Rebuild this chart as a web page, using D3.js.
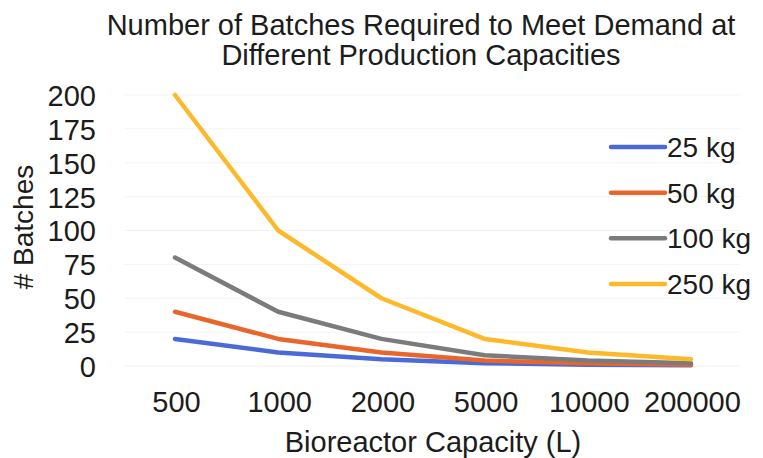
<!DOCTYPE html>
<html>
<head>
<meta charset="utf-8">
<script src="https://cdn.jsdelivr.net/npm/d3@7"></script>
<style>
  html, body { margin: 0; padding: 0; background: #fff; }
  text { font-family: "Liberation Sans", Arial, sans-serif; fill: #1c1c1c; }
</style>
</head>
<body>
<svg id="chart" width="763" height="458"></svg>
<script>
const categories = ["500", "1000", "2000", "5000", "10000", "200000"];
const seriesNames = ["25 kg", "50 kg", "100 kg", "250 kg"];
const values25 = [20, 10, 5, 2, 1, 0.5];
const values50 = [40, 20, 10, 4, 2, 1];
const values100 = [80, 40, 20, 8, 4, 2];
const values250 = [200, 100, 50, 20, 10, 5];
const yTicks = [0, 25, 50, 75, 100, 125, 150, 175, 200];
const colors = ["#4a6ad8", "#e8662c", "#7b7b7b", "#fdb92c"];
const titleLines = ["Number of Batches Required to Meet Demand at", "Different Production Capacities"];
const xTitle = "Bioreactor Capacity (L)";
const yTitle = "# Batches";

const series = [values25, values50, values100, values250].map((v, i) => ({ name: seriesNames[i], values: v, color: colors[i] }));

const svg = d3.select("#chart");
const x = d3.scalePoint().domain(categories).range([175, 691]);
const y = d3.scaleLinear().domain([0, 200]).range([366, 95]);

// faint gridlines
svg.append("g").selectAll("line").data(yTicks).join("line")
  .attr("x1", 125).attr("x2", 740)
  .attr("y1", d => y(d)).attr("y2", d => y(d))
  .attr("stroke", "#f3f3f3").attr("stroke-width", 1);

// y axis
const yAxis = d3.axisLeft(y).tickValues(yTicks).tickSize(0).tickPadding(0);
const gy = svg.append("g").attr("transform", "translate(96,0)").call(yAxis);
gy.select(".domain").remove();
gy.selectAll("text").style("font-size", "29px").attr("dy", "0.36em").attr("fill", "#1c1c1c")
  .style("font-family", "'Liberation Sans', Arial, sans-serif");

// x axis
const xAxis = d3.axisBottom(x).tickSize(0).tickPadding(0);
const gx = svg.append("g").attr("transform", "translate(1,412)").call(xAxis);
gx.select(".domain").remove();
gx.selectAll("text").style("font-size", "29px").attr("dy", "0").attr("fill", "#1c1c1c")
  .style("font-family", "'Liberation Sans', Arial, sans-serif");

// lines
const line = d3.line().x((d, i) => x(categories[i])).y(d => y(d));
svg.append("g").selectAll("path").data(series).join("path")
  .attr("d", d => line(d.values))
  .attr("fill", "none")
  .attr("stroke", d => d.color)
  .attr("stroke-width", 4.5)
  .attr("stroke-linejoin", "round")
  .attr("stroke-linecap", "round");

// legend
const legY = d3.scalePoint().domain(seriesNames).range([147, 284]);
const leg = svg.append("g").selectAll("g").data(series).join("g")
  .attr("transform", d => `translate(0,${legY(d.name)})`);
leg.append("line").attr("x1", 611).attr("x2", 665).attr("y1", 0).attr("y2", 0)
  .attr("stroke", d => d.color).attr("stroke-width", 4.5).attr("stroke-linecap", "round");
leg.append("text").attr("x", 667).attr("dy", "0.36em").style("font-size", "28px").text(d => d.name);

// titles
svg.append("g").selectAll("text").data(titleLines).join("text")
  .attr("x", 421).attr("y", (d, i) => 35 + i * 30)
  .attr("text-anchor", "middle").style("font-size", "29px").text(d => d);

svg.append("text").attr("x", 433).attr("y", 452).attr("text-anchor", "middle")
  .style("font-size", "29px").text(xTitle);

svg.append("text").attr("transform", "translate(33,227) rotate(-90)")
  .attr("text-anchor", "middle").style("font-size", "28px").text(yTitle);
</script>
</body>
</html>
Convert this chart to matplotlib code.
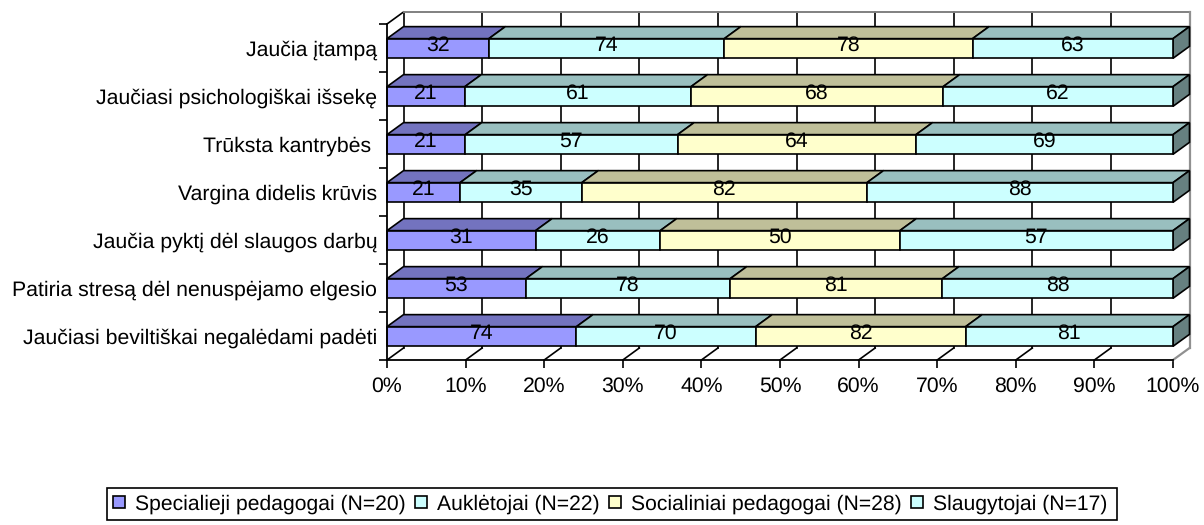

----------------------------------------

What is needed is an exact reproduction of the data, pictures excluded.

Rebuild this chart as a web page, using D3.js.
<!DOCTYPE html>
<html>
<head>
<meta charset="utf-8">
<script src="https://cdn.jsdelivr.net/npm/d3@7"></script>
<style>
  html, body { margin: 0; padding: 0; background: #fff; }
  text { font-family: "Liberation Sans", Arial, sans-serif; fill: #1c1c1c; }
</style>
</head>
<body>
<svg id="chart" width="763" height="458"></svg>
<script>
const categories = ["500", "1000", "2000", "5000", "10000", "200000"];
const seriesNames = ["25 kg", "50 kg", "100 kg", "250 kg"];
const values25 = [20, 10, 5, 2, 1, 0.5];
const values50 = [40, 20, 10, 4, 2, 1];
const values100 = [80, 40, 20, 8, 4, 2];
const values250 = [200, 100, 50, 20, 10, 5];
const yTicks = [0, 25, 50, 75, 100, 125, 150, 175, 200];
const colors = ["#4a6ad8", "#e8662c", "#7b7b7b", "#fdb92c"];
const titleLines = ["Number of Batches Required to Meet Demand at", "Different Production Capacities"];
const xTitle = "Bioreactor Capacity (L)";
const yTitle = "# Batches";

const series = [values25, values50, values100, values250].map((v, i) => ({ name: seriesNames[i], values: v, color: colors[i] }));

const svg = d3.select("#chart");
const x = d3.scalePoint().domain(categories).range([175, 691]);
const y = d3.scaleLinear().domain([0, 200]).range([366, 95]);

// faint gridlines
svg.append("g").selectAll("line").data(yTicks).join("line")
  .attr("x1", 125).attr("x2", 740)
  .attr("y1", d => y(d)).attr("y2", d => y(d))
  .attr("stroke", "#f3f3f3").attr("stroke-width", 1);

// y axis
const yAxis = d3.axisLeft(y).tickValues(yTicks).tickSize(0).tickPadding(0);
const gy = svg.append("g").attr("transform", "translate(96,0)").call(yAxis);
gy.select(".domain").remove();
gy.selectAll("text").style("font-size", "29px").attr("dy", "0.36em").attr("fill", "#1c1c1c")
  .style("font-family", "'Liberation Sans', Arial, sans-serif");

// x axis
const xAxis = d3.axisBottom(x).tickSize(0).tickPadding(0);
const gx = svg.append("g").attr("transform", "translate(1,412)").call(xAxis);
gx.select(".domain").remove();
gx.selectAll("text").style("font-size", "29px").attr("dy", "0").attr("fill", "#1c1c1c")
  .style("font-family", "'Liberation Sans', Arial, sans-serif");

// lines
const line = d3.line().x((d, i) => x(categories[i])).y(d => y(d));
svg.append("g").selectAll("path").data(series).join("path")
  .attr("d", d => line(d.values))
  .attr("fill", "none")
  .attr("stroke", d => d.color)
  .attr("stroke-width", 4.5)
  .attr("stroke-linejoin", "round")
  .attr("stroke-linecap", "round");

// legend
const legY = d3.scalePoint().domain(seriesNames).range([147, 284]);
const leg = svg.append("g").selectAll("g").data(series).join("g")
  .attr("transform", d => `translate(0,${legY(d.name)})`);
leg.append("line").attr("x1", 611).attr("x2", 665).attr("y1", 0).attr("y2", 0)
  .attr("stroke", d => d.color).attr("stroke-width", 4.5).attr("stroke-linecap", "round");
leg.append("text").attr("x", 667).attr("dy", "0.36em").style("font-size", "28px").text(d => d.name);

// titles
svg.append("g").selectAll("text").data(titleLines).join("text")
  .attr("x", 421).attr("y", (d, i) => 35 + i * 30)
  .attr("text-anchor", "middle").style("font-size", "29px").text(d => d);

svg.append("text").attr("x", 433).attr("y", 452).attr("text-anchor", "middle")
  .style("font-size", "29px").text(xTitle);

svg.append("text").attr("transform", "translate(33,227) rotate(-90)")
  .attr("text-anchor", "middle").style("font-size", "28px").text(yTitle);
</script>
</body>
</html>
Convert this chart to matplotlib code.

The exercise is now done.